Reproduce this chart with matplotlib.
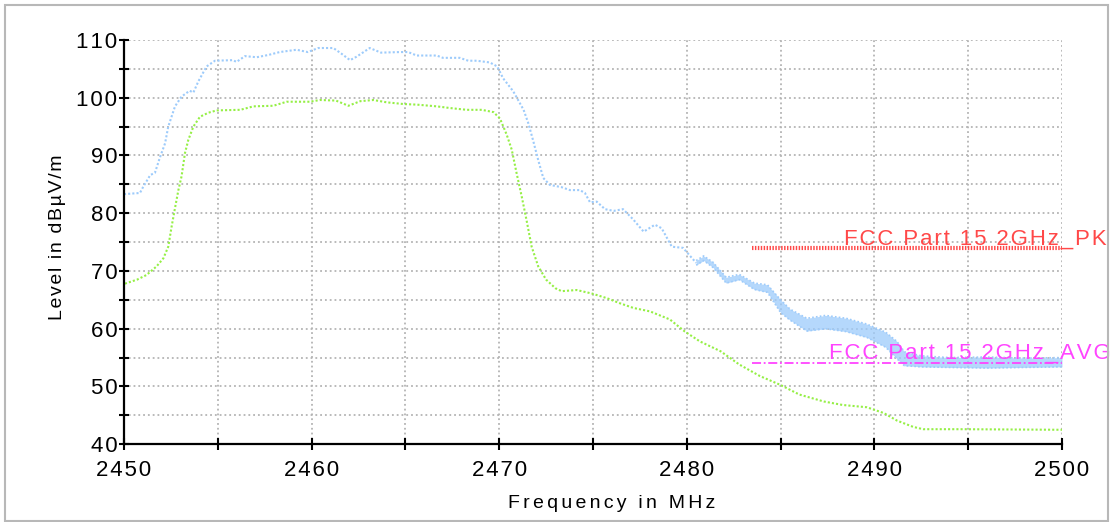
import numpy as np
import matplotlib.pyplot as plt
from matplotlib.patches import Rectangle
from matplotlib.ticker import MultipleLocator, FuncFormatter

plt.rcParams['font.family'] = ['Liberation Sans', 'DejaVu Sans']

# peak detector trace (MHz, dBuV/m), single sweep part
pk_freq = [2450.0, 2450.85, 2451.03, 2451.4, 2451.65, 2451.9, 2452.19, 2452.36, 2452.72, 2453.07,
           2453.5, 2453.7, 2453.96, 2454.4, 2454.85, 2455.8, 2456.0, 2456.45, 2457.07, 2457.7,
           2458.3, 2459.2, 2459.8, 2460.35, 2461.16, 2461.6, 2462.05, 2462.4, 2463.1, 2463.7,
           2464.7, 2465.15, 2465.6, 2466.67, 2467.0, 2467.9, 2468.35, 2468.8, 2469.5, 2469.9,
           2470.2, 2470.75, 2471.3, 2471.55, 2471.8, 2472.08, 2472.35, 2472.7, 2473.33, 2473.77,
           2474.3, 2474.57, 2474.84, 2475.2, 2475.64, 2476.1, 2476.6, 2477.15, 2477.7, 2478.3,
           2478.66, 2479.2, 2479.8, 2480.5]
pk_level = [83.3, 83.5, 84.6, 86.6, 87.0, 89.5, 92.1, 95.0, 98.5, 100.2,
            101.2, 100.9, 102.8, 105.4, 106.4, 106.5, 106.2, 107.2, 107.0, 107.4,
            107.9, 108.3, 107.9, 108.6, 108.6, 107.6, 106.5, 107.1, 108.6, 107.8,
            107.9, 107.9, 107.3, 107.3, 106.9, 106.9, 106.4, 106.4, 106.1, 105.4,
            103.4, 101.1, 97.9, 95.6, 92.7, 89.2, 86.1, 84.9, 84.5, 84.0,
            84.0, 83.5, 81.9, 82.0, 80.7, 80.4, 80.7, 78.9, 76.8, 78.0,
            77.4, 74.2, 74.0, 71.4]

# noisy part of the peak trace: upper / lower envelope
band_freq = [2480.5, 2480.9, 2481.4, 2482.1, 2482.8, 2483.6, 2484.3, 2485.0, 2485.5, 2486.4,
             2487.4, 2488.5, 2489.6, 2490.6, 2491.2, 2491.6, 2492.5, 2494.0, 2496.0, 2498.0, 2500.0]
band_hi = [71.8, 72.6, 71.5, 68.9, 69.4, 67.9, 67.6, 65.0, 63.4, 61.8,
           62.3, 61.8, 60.8, 59.4, 57.8, 56.0, 55.3, 55.0, 55.1, 54.9, 55.0]
band_lo = [71.0, 71.8, 70.6, 67.9, 68.5, 66.8, 66.3, 62.8, 61.5, 59.6,
           60.0, 59.5, 58.5, 56.8, 54.8, 53.6, 53.4, 53.3, 53.2, 53.3, 53.4]

# average detector trace
av_freq = [2450.05, 2450.7, 2451.2, 2451.74, 2452.1, 2452.36, 2452.54, 2452.72, 2452.9, 2453.07,
           2453.25, 2453.43, 2453.7, 2454.05, 2454.5, 2454.94, 2456.2, 2456.9, 2457.96, 2458.67,
           2459.9, 2460.45, 2461.3, 2461.96, 2462.6, 2463.3, 2464.0, 2464.9, 2465.6, 2466.67,
           2467.4, 2468.27, 2469.07, 2469.7, 2470.04, 2470.4, 2470.67, 2470.93, 2471.2, 2471.47,
           2471.73, 2472.08, 2472.5, 2473.0, 2473.33, 2474.13, 2474.93, 2475.73, 2476.44, 2477.15,
           2478.04, 2479.1, 2479.9, 2480.7, 2481.8, 2482.8, 2483.9, 2484.97, 2486.0, 2487.3,
           2488.3, 2489.6, 2490.5, 2491.2, 2492.07, 2492.6, 2494.7, 2500.0]
av_level = [67.8, 68.5, 69.3, 70.8, 72.2, 74.2, 77.7, 80.9, 84.0, 86.4,
            90.4, 92.7, 95.0, 96.7, 97.4, 97.8, 97.9, 98.5, 98.6, 99.3,
            99.3, 99.6, 99.5, 98.6, 99.4, 99.6, 99.2, 98.9, 98.8, 98.5,
            98.2, 97.9, 97.9, 97.5, 96.4, 93.6, 91.0, 86.9, 82.9, 78.6,
            74.2, 70.8, 68.5, 67.0, 66.5, 66.7, 66.1, 65.3, 64.4, 63.6,
            63.0, 61.6, 59.5, 57.8, 56.1, 53.8, 51.8, 50.3, 48.6, 47.4,
            46.8, 46.4, 45.4, 44.1, 43.0, 42.6, 42.6, 42.5]

# limit lines
limit_freq = [2483.5, 2500.0]
limit_pk = [74.0, 74.0]
limit_av = [54.0, 54.0]
limit_pk_name = "FCC Part 15 2GHz_PK"
limit_av_name = "FCC Part 15 2GHz_AVG"

blue = '#9dcbfb'
green = '#95ef45'
red = '#ff4848'
magenta = '#ff44ff'


def spaced(s, gap='\u200a'):
    # widen the text a little, like the analyzer software does
    return gap.join(s)


fig = plt.figure(figsize=(11.16, 5.22), dpi=100)
ax = fig.add_axes([0.1111, 0.149, 0.8405, 0.7745])

ax.plot(pk_freq, pk_level, color=blue, lw=1.5, ls=(0, (1, 1)))
ax.fill_between(band_freq, band_lo, band_hi, color=blue, lw=0, alpha=0.75)
ax.plot(band_freq, band_hi, color=blue, lw=1.2, ls=(0, (1, 1.3)))
ax.plot(band_freq, band_lo, color=blue, lw=1.2, ls=(0, (1, 1.3)))
ax.plot(av_freq, av_level, color=green, lw=1.5, ls=(0, (1, 1)))

ax.plot(limit_freq, limit_pk, color=red, lw=3, ls=(0, (0.35, 0.35)))
ax.plot(limit_freq, limit_av, color=magenta, lw=1.3, ls=(0, (5, 1.5, 1, 1.5)))
ax.text(2502.4, limit_pk[0] + 0.6, spaced(limit_pk_name), color=red, fontsize=16,
        ha='right', va='baseline', clip_on=False)
ax.text(2502.6, limit_av[0] + 0.8, spaced(limit_av_name), color=magenta, fontsize=16,
        ha='right', va='baseline', clip_on=False)

ax.set_xlim(2450, 2500)
ax.set_ylim(40, 110)
ax.xaxis.set_major_locator(MultipleLocator(10))
ax.xaxis.set_minor_locator(MultipleLocator(5))
ax.yaxis.set_major_locator(MultipleLocator(10))
ax.yaxis.set_minor_locator(MultipleLocator(5))
ax.xaxis.set_major_formatter(FuncFormatter(lambda v, p: spaced(f"{v:.0f}")))
ax.yaxis.set_major_formatter(FuncFormatter(lambda v, p: spaced(f"{v:.0f}")))

ax.grid(True, which='both', color='#b4b4b4', ls=':', lw=1.3)
ax.set_axisbelow(True)
for side in ['top', 'right']:
    ax.spines[side].set_visible(False)
for side in ['left', 'bottom']:
    ax.spines[side].set_linewidth(1.6)
    ax.spines[side].set_color('black')

ax.tick_params(which='both', direction='inout', width=1.5, color='black')
ax.tick_params(axis='y', which='both', length=7.5, pad=1, labelsize=16)
ax.tick_params(axis='x', which='both', length=9, pad=7, labelsize=16)

ax.set_xlabel(spaced("Frequency in MHz", '\u2006'), fontsize=14)
ax.set_ylabel(spaced("Level in dBµV/m", '\u200a'), fontsize=14)
ax.xaxis.set_label_coords(0.52, -0.125)
ax.yaxis.set_label_coords(-0.062, 0.512)

fig.patches.append(Rectangle((5 / 1116, 1 / 522), 1103 / 1116, 516 / 522,
                             transform=fig.transFigure, fill=False,
                             edgecolor='#b8b8b8', lw=1.5))

fig.savefig("out.png", dpi=100)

------------------------------------------------------------------------

_EXERCISE DESCRIPTION_
Transcribe the preceding listing in its entirety and with exact wording, leaving out pictures.

_FINAL RESULT_
Reproduce this chart with matplotlib.
import numpy as np
import matplotlib.pyplot as plt
from matplotlib.patches import Rectangle
from matplotlib.ticker import MultipleLocator, FuncFormatter

plt.rcParams['font.family'] = ['Liberation Sans', 'DejaVu Sans']

# peak detector trace (MHz, dBuV/m), single sweep part
pk_freq = [2450.0, 2450.85, 2451.03, 2451.4, 2451.65, 2451.9, 2452.19, 2452.36, 2452.72, 2453.07,
           2453.5, 2453.7, 2453.96, 2454.4, 2454.85, 2455.8, 2456.0, 2456.45, 2457.07, 2457.7,
           2458.3, 2459.2, 2459.8, 2460.35, 2461.16, 2461.6, 2462.05, 2462.4, 2463.1, 2463.7,
           2464.7, 2465.15, 2465.6, 2466.67, 2467.0, 2467.9, 2468.35, 2468.8, 2469.5, 2469.9,
           2470.2, 2470.75, 2471.3, 2471.55, 2471.8, 2472.08, 2472.35, 2472.7, 2473.33, 2473.77,
           2474.3, 2474.57, 2474.84, 2475.2, 2475.64, 2476.1, 2476.6, 2477.15, 2477.7, 2478.3,
           2478.66, 2479.2, 2479.8, 2480.5]
pk_level = [83.3, 83.5, 84.6, 86.6, 87.0, 89.5, 92.1, 95.0, 98.5, 100.2,
            101.2, 100.9, 102.8, 105.4, 106.4, 106.5, 106.2, 107.2, 107.0, 107.4,
            107.9, 108.3, 107.9, 108.6, 108.6, 107.6, 106.5, 107.1, 108.6, 107.8,
            107.9, 107.9, 107.3, 107.3, 106.9, 106.9, 106.4, 106.4, 106.1, 105.4,
            103.4, 101.1, 97.9, 95.6, 92.7, 89.2, 86.1, 84.9, 84.5, 84.0,
            84.0, 83.5, 81.9, 82.0, 80.7, 80.4, 80.7, 78.9, 76.8, 78.0,
            77.4, 74.2, 74.0, 71.4]

# noisy part of the peak trace: upper / lower envelope
band_freq = [2480.5, 2480.9, 2481.4, 2482.1, 2482.8, 2483.6, 2484.3, 2485.0, 2485.5, 2486.4,
             2487.4, 2488.5, 2489.6, 2490.6, 2491.2, 2491.6, 2492.5, 2494.0, 2496.0, 2498.0, 2500.0]
band_hi = [71.8, 72.6, 71.5, 68.9, 69.4, 67.9, 67.6, 65.0, 63.4, 61.8,
           62.3, 61.8, 60.8, 59.4, 57.8, 56.0, 55.3, 55.0, 55.1, 54.9, 55.0]
band_lo = [71.0, 71.8, 70.6, 67.9, 68.5, 66.8, 66.3, 62.8, 61.5, 59.6,
           60.0, 59.5, 58.5, 56.8, 54.8, 53.6, 53.4, 53.3, 53.2, 53.3, 53.4]

# average detector trace
av_freq = [2450.05, 2450.7, 2451.2, 2451.74, 2452.1, 2452.36, 2452.54, 2452.72, 2452.9, 2453.07,
           2453.25, 2453.43, 2453.7, 2454.05, 2454.5, 2454.94, 2456.2, 2456.9, 2457.96, 2458.67,
           2459.9, 2460.45, 2461.3, 2461.96, 2462.6, 2463.3, 2464.0, 2464.9, 2465.6, 2466.67,
           2467.4, 2468.27, 2469.07, 2469.7, 2470.04, 2470.4, 2470.67, 2470.93, 2471.2, 2471.47,
           2471.73, 2472.08, 2472.5, 2473.0, 2473.33, 2474.13, 2474.93, 2475.73, 2476.44, 2477.15,
           2478.04, 2479.1, 2479.9, 2480.7, 2481.8, 2482.8, 2483.9, 2484.97, 2486.0, 2487.3,
           2488.3, 2489.6, 2490.5, 2491.2, 2492.07, 2492.6, 2494.7, 2500.0]
av_level = [67.8, 68.5, 69.3, 70.8, 72.2, 74.2, 77.7, 80.9, 84.0, 86.4,
            90.4, 92.7, 95.0, 96.7, 97.4, 97.8, 97.9, 98.5, 98.6, 99.3,
            99.3, 99.6, 99.5, 98.6, 99.4, 99.6, 99.2, 98.9, 98.8, 98.5,
            98.2, 97.9, 97.9, 97.5, 96.4, 93.6, 91.0, 86.9, 82.9, 78.6,
            74.2, 70.8, 68.5, 67.0, 66.5, 66.7, 66.1, 65.3, 64.4, 63.6,
            63.0, 61.6, 59.5, 57.8, 56.1, 53.8, 51.8, 50.3, 48.6, 47.4,
            46.8, 46.4, 45.4, 44.1, 43.0, 42.6, 42.6, 42.5]

# limit lines
limit_freq = [2483.5, 2500.0]
limit_pk = [74.0, 74.0]
limit_av = [54.0, 54.0]
limit_pk_name = "FCC Part 15 2GHz_PK"
limit_av_name = "FCC Part 15 2GHz_AVG"

blue = '#9dcbfb'
green = '#95ef45'
red = '#ff4848'
magenta = '#ff44ff'


def spaced(s, gap='\u200a'):
    # widen the text a little, like the analyzer software does
    return gap.join(s)


fig = plt.figure(figsize=(11.16, 5.22), dpi=100)
ax = fig.add_axes([0.1111, 0.149, 0.8405, 0.7745])

ax.plot(pk_freq, pk_level, color=blue, lw=1.5, ls=(0, (1, 1)))
ax.fill_between(band_freq, band_lo, band_hi, color=blue, lw=0, alpha=0.75)
ax.plot(band_freq, band_hi, color=blue, lw=1.2, ls=(0, (1, 1.3)))
ax.plot(band_freq, band_lo, color=blue, lw=1.2, ls=(0, (1, 1.3)))
ax.plot(av_freq, av_level, color=green, lw=1.5, ls=(0, (1, 1)))

ax.plot(limit_freq, limit_pk, color=red, lw=3, ls=(0, (0.35, 0.35)))
ax.plot(limit_freq, limit_av, color=magenta, lw=1.3, ls=(0, (5, 1.5, 1, 1.5)))
ax.text(2502.4, limit_pk[0] + 0.6, spaced(limit_pk_name), color=red, fontsize=16,
        ha='right', va='baseline', clip_on=False)
ax.text(2502.6, limit_av[0] + 0.8, spaced(limit_av_name), color=magenta, fontsize=16,
        ha='right', va='baseline', clip_on=False)

ax.set_xlim(2450, 2500)
ax.set_ylim(40, 110)
ax.xaxis.set_major_locator(MultipleLocator(10))
ax.xaxis.set_minor_locator(MultipleLocator(5))
ax.yaxis.set_major_locator(MultipleLocator(10))
ax.yaxis.set_minor_locator(MultipleLocator(5))
ax.xaxis.set_major_formatter(FuncFormatter(lambda v, p: spaced(f"{v:.0f}")))
ax.yaxis.set_major_formatter(FuncFormatter(lambda v, p: spaced(f"{v:.0f}")))

ax.grid(True, which='both', color='#b4b4b4', ls=':', lw=1.3)
ax.set_axisbelow(True)
for side in ['top', 'right']:
    ax.spines[side].set_visible(False)
for side in ['left', 'bottom']:
    ax.spines[side].set_linewidth(1.6)
    ax.spines[side].set_color('black')

ax.tick_params(which='both', direction='inout', width=1.5, color='black')
ax.tick_params(axis='y', which='both', length=7.5, pad=1, labelsize=16)
ax.tick_params(axis='x', which='both', length=9, pad=7, labelsize=16)

ax.set_xlabel(spaced("Frequency in MHz", '\u2006'), fontsize=14)
ax.set_ylabel(spaced("Level in dBµV/m", '\u200a'), fontsize=14)
ax.xaxis.set_label_coords(0.52, -0.125)
ax.yaxis.set_label_coords(-0.062, 0.512)

fig.patches.append(Rectangle((5 / 1116, 1 / 522), 1103 / 1116, 516 / 522,
                             transform=fig.transFigure, fill=False,
                             edgecolor='#b8b8b8', lw=1.5))

fig.savefig("out.png", dpi=100)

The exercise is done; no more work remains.